AMENDED AND RESTATED PLEDGE AGREEMENT
THIS AMENDED AND RESTATED PLEDGE AGREEMENT dated as of December 17, 2008 (this " Pledge Agreement ") is by and among CANO PETROLEUM, INC., a Delaware corporation ("
Borrower "), each subsidiary of the Borrower signatory hereto (together with the Borrower, the " Pledgors " and individually, each a " Pledgor
") and Union Bank of California, N.A. as Administrative Agent (as hereinafter defined) for the ratable benefit of itself, the Issuing Lender (as hereinafter defined), the Lenders (as hereinafter defined), and the Swap Counterparties (as defined in
the Credit Agreement referred to below, and together with the Administrative Agent, the Issuing Lender, and the Lenders collectively referred to herein as the " Secured Parties " and individually, a "
Secured Party ").
RECITALS
A. The Borrower has previously entered into that certain Credit Agreement dated November 29, 2005 (as it has
been amended, restated, supplemented or otherwise modified from time to time, the " Existing Credit Agreement "), among Borrower, the Lenders, the Administrative Agent and the Issuing Lender.

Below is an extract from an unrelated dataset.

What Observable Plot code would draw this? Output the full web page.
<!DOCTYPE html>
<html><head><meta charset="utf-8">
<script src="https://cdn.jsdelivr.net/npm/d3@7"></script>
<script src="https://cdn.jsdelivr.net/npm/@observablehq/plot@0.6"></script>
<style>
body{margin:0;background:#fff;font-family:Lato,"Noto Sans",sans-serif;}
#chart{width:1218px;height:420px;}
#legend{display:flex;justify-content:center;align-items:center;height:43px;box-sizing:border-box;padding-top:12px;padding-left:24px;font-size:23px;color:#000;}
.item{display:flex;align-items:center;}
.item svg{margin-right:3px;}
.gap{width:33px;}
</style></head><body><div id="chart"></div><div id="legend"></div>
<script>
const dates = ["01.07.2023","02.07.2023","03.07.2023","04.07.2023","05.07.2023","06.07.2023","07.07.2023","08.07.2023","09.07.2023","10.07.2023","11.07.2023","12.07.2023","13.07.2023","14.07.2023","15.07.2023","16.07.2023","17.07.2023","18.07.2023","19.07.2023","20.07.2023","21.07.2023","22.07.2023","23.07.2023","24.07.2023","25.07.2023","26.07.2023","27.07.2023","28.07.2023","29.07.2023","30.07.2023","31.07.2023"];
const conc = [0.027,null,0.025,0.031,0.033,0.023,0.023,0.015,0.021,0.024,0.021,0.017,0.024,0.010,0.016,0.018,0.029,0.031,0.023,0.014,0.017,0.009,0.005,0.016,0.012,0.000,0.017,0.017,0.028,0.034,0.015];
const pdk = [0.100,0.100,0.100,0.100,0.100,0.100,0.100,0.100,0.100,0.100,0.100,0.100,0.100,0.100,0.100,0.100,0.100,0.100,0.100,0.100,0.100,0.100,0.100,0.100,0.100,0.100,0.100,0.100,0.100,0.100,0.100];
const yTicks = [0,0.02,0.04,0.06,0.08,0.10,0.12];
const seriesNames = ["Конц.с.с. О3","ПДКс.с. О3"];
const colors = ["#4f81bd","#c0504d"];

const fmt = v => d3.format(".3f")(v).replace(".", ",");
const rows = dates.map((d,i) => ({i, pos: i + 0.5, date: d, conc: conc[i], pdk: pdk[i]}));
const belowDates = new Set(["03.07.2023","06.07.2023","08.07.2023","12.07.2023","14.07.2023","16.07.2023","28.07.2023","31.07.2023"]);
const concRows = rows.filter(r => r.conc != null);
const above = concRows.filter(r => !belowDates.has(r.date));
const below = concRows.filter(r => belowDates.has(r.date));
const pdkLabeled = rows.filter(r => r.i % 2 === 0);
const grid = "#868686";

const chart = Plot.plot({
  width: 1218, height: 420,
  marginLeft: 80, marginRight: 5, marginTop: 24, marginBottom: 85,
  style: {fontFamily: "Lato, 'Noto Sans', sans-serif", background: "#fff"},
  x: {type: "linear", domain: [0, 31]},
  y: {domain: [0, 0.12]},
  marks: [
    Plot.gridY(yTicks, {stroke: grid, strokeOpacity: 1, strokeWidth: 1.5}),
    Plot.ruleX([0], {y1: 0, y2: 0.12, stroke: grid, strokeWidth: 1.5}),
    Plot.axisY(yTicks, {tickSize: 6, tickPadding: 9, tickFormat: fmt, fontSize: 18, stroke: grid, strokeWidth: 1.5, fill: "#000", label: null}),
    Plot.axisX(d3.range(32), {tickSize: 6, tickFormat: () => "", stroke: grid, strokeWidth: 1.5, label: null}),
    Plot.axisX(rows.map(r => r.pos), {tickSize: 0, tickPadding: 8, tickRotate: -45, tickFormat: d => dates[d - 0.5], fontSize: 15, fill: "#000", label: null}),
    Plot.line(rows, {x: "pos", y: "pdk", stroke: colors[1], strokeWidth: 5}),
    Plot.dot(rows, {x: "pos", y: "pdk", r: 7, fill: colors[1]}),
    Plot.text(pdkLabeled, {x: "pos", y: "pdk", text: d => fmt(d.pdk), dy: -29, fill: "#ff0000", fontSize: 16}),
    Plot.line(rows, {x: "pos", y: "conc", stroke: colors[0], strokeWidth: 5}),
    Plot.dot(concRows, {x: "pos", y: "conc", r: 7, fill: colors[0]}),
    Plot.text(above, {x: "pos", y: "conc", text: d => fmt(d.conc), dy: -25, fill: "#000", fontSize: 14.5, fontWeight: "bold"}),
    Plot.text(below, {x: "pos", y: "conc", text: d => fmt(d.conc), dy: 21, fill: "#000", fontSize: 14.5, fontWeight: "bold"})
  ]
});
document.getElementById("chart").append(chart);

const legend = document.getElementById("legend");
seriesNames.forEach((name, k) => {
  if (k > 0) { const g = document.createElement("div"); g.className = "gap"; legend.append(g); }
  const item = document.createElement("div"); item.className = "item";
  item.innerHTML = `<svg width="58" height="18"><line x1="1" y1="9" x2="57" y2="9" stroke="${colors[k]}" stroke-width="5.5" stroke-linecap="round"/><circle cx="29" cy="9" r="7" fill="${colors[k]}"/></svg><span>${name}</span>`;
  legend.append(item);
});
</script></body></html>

B. In order to secure the full and punctual payment and performance of the obligations under the Existing Credit Agreement and the
other Loan Documents (as defined in the Existing Credit Agreement), the Borrower executed and delivered to the Administrative Agent that certain Pledge Agreement dated as of November 29, 2005 (as heretofore amended and supplemented,
the " Existing Pledge Agreement ").
C. The parties to the Existing Credit Agreement have agreed to amend and restate the Existing Credit Agreement in its entirety pursuant
to that certain Amended and Restated Credit Agreement dated as of December 17, 2008 (as amended, restated, supplemented or otherwise modified from time to time, the " Credit Agreement
"), among the Borrower, the lenders party thereto from time to time (the " Lenders "), and Union Bank of California, N.A., as administrative agent (in such capacity, the "
Administrative Agent ") and as issuing lender (in such capacity, the " Issuing Lender ").

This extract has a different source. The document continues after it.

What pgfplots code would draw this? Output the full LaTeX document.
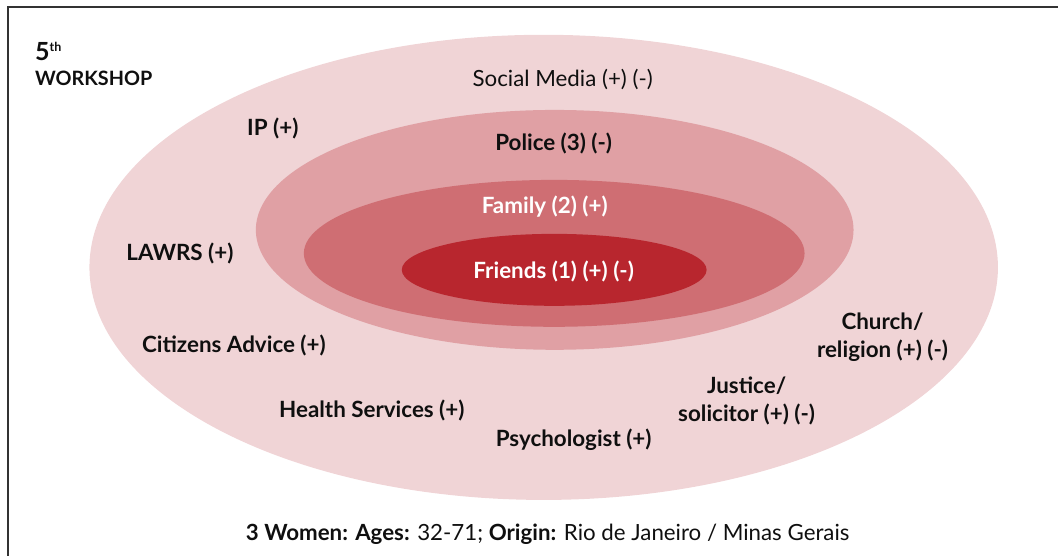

D. It is a requirement under the Credit Agreement that (i) the Borrower shall continue to secure the due payment
and performance of all Obligations (as defined in the Credit Agreement) by amending and restating in its entirety the Existing Pledge Agreement as set forth herein, and (ii) the other Pledgors shall continue to secure the due payment and performance
of all Obligations (as defined in the Credit Agreement) by executing and delivering this Pledge Agreement, in each case, in favor of the Administrative Agent for the ratable benefit of the Secured Parties.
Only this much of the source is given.